[Collected data]

[START]

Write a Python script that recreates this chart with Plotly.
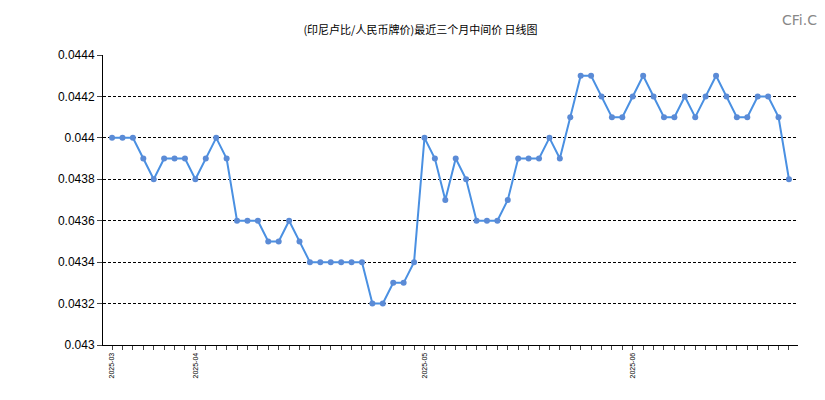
import plotly.graph_objects as go

values = [0.0440,0.0440,0.0440,0.0439,0.0438,0.0439,0.0439,0.0439,0.0438,0.0439,
          0.0440,0.0439,0.0436,0.0436,0.0436,0.0435,0.0435,0.0436,0.0435,0.0434,
          0.0434,0.0434,0.0434,0.0434,0.0434,0.0432,0.0432,0.0433,0.0433,0.0434,
          0.0440,0.0439,0.0437,0.0439,0.0438,0.0436,0.0436,0.0436,0.0437,0.0439,
          0.0439,0.0439,0.0440,0.0439,0.0441,0.0443,0.0443,0.0442,0.0441,0.0441,
          0.0442,0.0443,0.0442,0.0441,0.0441,0.0442,0.0441,0.0442,0.0443,0.0442,
          0.0441,0.0441,0.0442,0.0442,0.0441,0.0438]
month_labels = {0: "2025-03", 8: "2025-04", 30: "2025-05", 50: "2025-06"}
y_ticks = [0.043,0.0432,0.0434,0.0436,0.0438,0.044,0.0442,0.0444]
title = "(印尼卢比/人民币牌价)最近三个月中间价 日线图"

x = list(range(len(values)))
fig = go.Figure(go.Scatter(x=x, y=values, mode="lines+markers",
    line=dict(color="#4a90e2", width=2), marker=dict(color="#5b8bd6", size=6)))
fig.update_layout(
    width=825, height=400, plot_bgcolor="white", paper_bgcolor="white",
    margin=dict(l=95, r=35, t=47, b=63, autoexpand=False), showlegend=False,
    title=dict(text=title, x=0.5, y=0.955, xanchor="center", font=dict(size=11, color="#000", family="Noto Sans CJK SC")),
    font=dict(family="Arial, Liberation Sans", color="#000"),
)
fig.update_xaxes(range=[-0.87, len(values)-1+0.87], tickvals=x,
    ticktext=[month_labels.get(i, "") for i in x], tickangle=-90,
    tickfont=dict(size=7), ticks="outside", ticklen=4, showgrid=False,
    showline=True, linecolor="#000", zeroline=False, automargin=False)
fig.update_yaxes(range=[0.043, 0.0444], tickvals=y_ticks,
    ticktext=[f"{v:g}" for v in y_ticks], tickfont=dict(size=12),
    ticks="outside", ticklen=5, showline=True, linecolor="#000",
    gridcolor="#000", griddash="3px,2px", gridwidth=1, zeroline=False, automargin=False)
fig.add_annotation(text="CFi.CN", xref="paper", yref="paper", x=1.045, y=1.155,
    xanchor="right", yanchor="top", showarrow=False, font=dict(size=14, color="#888", family="Arial Black, DejaVu Sans"))
fig.write_html("out.html")
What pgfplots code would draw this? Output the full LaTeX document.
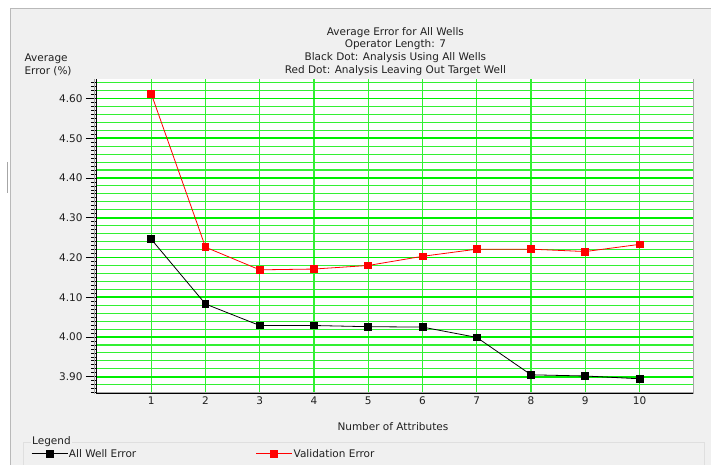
\documentclass[border=0pt]{standalone}
\usepackage{pgfplots}
\pgfplotsset{compat=1.18}
\usepackage{fontspec}
\setmainfont{DejaVu Sans}
\definecolor{panel}{HTML}{F0F0F0}
\definecolor{gmaj}{HTML}{00EE00}
\definecolor{gmin}{HTML}{33F033}
\definecolor{txt}{HTML}{202020}
\begin{document}
\begin{tikzpicture}[font=\fontsize{10.5bp}{12.8bp}\selectfont, text=txt]
\fill[white] (0bp,0bp) rectangle (711bp,465bp);
\fill[panel] (10bp,0bp) rectangle (711bp,457bp);
\draw[gray!55] (10bp,0bp) -- (10bp,457bp) -- (711bp,457bp);
\draw[gray!70] (7bp,303bp) -- (7bp,272bp);
\draw[gray!25] (23bp,0bp) -- (23bp,23bp) -- (704bp,23bp) -- (704bp,0bp);
\node[anchor=west, fill=panel, inner sep=1bp] at (31bp,23.3bp) {Legend};
\node[align=center] at (395.5bp,413.5bp) {Average Error for All Wells\\Operator Length: 7\\Black Dot: Analysis Using All Wells\\Red Dot: Analysis Leaving Out Target Well};
\node[align=left, anchor=west] at (21bp,400.5bp) {Average\\Error (\%)};
\node at (393bp,38bp) {Number of Attributes};
% grid-only axis
\begin{axis}[
  at={(97bp,71bp)}, anchor=south west,
  scale only axis, width=597bp, height=315bp,
  xmin=0, xmax=11, ymin=3.857, ymax=4.649,
  axis background/.style={fill=white},
  axis line style={draw=none},
  xtick={1,2,3,4,5,6,7,8,9,10}, xticklabels={},
  ytick={3.86,3.88,3.92,3.94,3.96,3.98,4.02,4.04,4.06,4.08,4.12,4.14,4.16,4.18,4.22,4.24,4.26,4.28,4.32,4.34,4.36,4.38,4.42,4.44,4.46,4.48,4.52,4.54,4.56,4.58,4.62,4.64}, yticklabels={},
  tick style={draw=none},
  xmajorgrids, ymajorgrids,
  major grid style={gmin, line width=1.1bp},
]
\end{axis}
\begin{axis}[
  name=ax,
  at={(97bp,71bp)}, anchor=south west,
  scale only axis, width=597bp, height=315bp,
  xmin=0, xmax=11, ymin=3.857, ymax=4.649,
  axis line style={draw=none},
  /pgf/number format/assume math mode=true,
  xtick={1,2,3,4,5,6,7,8,9,10},
  xtick pos=bottom,
  xtick style={draw=none},
  xticklabel style={font=\fontsize{10.5bp}{12bp}\selectfont, text=txt, yshift=12bp},
  ytick={3.9,4.0,4.1,4.2,4.3,4.4,4.5,4.6},
  minor ytick={3.86,3.87,3.88,3.89,3.91,3.92,3.93,3.94,3.95,3.96,3.97,3.98,3.99,4.01,4.02,4.03,4.04,4.05,4.06,4.07,4.08,4.09,4.11,4.12,4.13,4.14,4.15,4.16,4.17,4.18,4.19,4.21,4.22,4.23,4.24,4.25,4.26,4.27,4.28,4.29,4.31,4.32,4.33,4.34,4.35,4.36,4.37,4.38,4.39,4.41,4.42,4.43,4.44,4.45,4.46,4.47,4.48,4.49,4.51,4.52,4.53,4.54,4.55,4.56,4.57,4.58,4.59,4.61,4.62,4.63,4.64},
  ytick pos=left,
  tick align=outside,
  major tick length=11bp, minor tick length=6bp,
  ytick style={black, line width=0.8bp},
  ymajorgrids,
  major grid style={gmaj, line width=1.8bp},
  yticklabel style={font=\fontsize{10.5bp}{12bp}\selectfont, text=txt, /pgf/number format/.cd, fixed, fixed zerofill, precision=2, assume math mode=true},
  legend style={at={(-0.1106,-0.1905)}, anchor=west, draw=none, fill=none, inner sep=0pt, legend columns=2, nodes={inner sep=1bp, font=\fontsize{10.5bp}{12bp}\selectfont, text=txt}},
  legend cell align=left,
  legend image code/.code={\draw[mark repeat=2,mark phase=2,#1] plot coordinates {(0bp,0bp) (18bp,0bp) (36bp,0bp)};},
]
\addplot[black, line width=0.8bp, mark=square*, mark size=3.4bp, mark options={solid, fill=black}] coordinates {
(1,4.246) (2,4.083) (3,4.029) (4,4.029) (5,4.026) (6,4.025) (7,3.999) (8,3.905) (9,3.902) (10,3.895)};
\addlegendentry{\makebox[186bp][l]{All Well Error}}
\addplot[red, line width=0.8bp, mark=square*, mark size=3.4bp, mark options={solid, fill=red}] coordinates {
(1,4.612) (2,4.226) (3,4.169) (4,4.171) (5,4.180) (6,4.203) (7,4.221) (8,4.221) (9,4.215) (10,4.233)};
\addlegendentry{Validation Error}
\end{axis}
\draw[gray!70, line width=1bp] ([xshift=-2bp]ax.south west) -- ([xshift=-2bp]ax.north west);
\draw[black, line width=1bp] (ax.south west) -- (ax.north west);
\draw[gray!70, line width=1bp] ([yshift=1.5bp]ax.south west) -- ([yshift=1.5bp]ax.south east);
\draw[black, line width=1bp] (ax.south west) -- (ax.south east);
\draw[gray!70, line width=1bp] (ax.south east) -- (ax.north east);
\end{tikzpicture}
\end{document}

[END]

## PROBLEM TO SOLVE
With the pictures left out, restate word for word every line of the data above, from the first down to the line that contains "import plotly.graph_objects as go".

## WRITTEN RESPONSE
Write a Python script that recreates this chart with Plotly.
import plotly.graph_objects as go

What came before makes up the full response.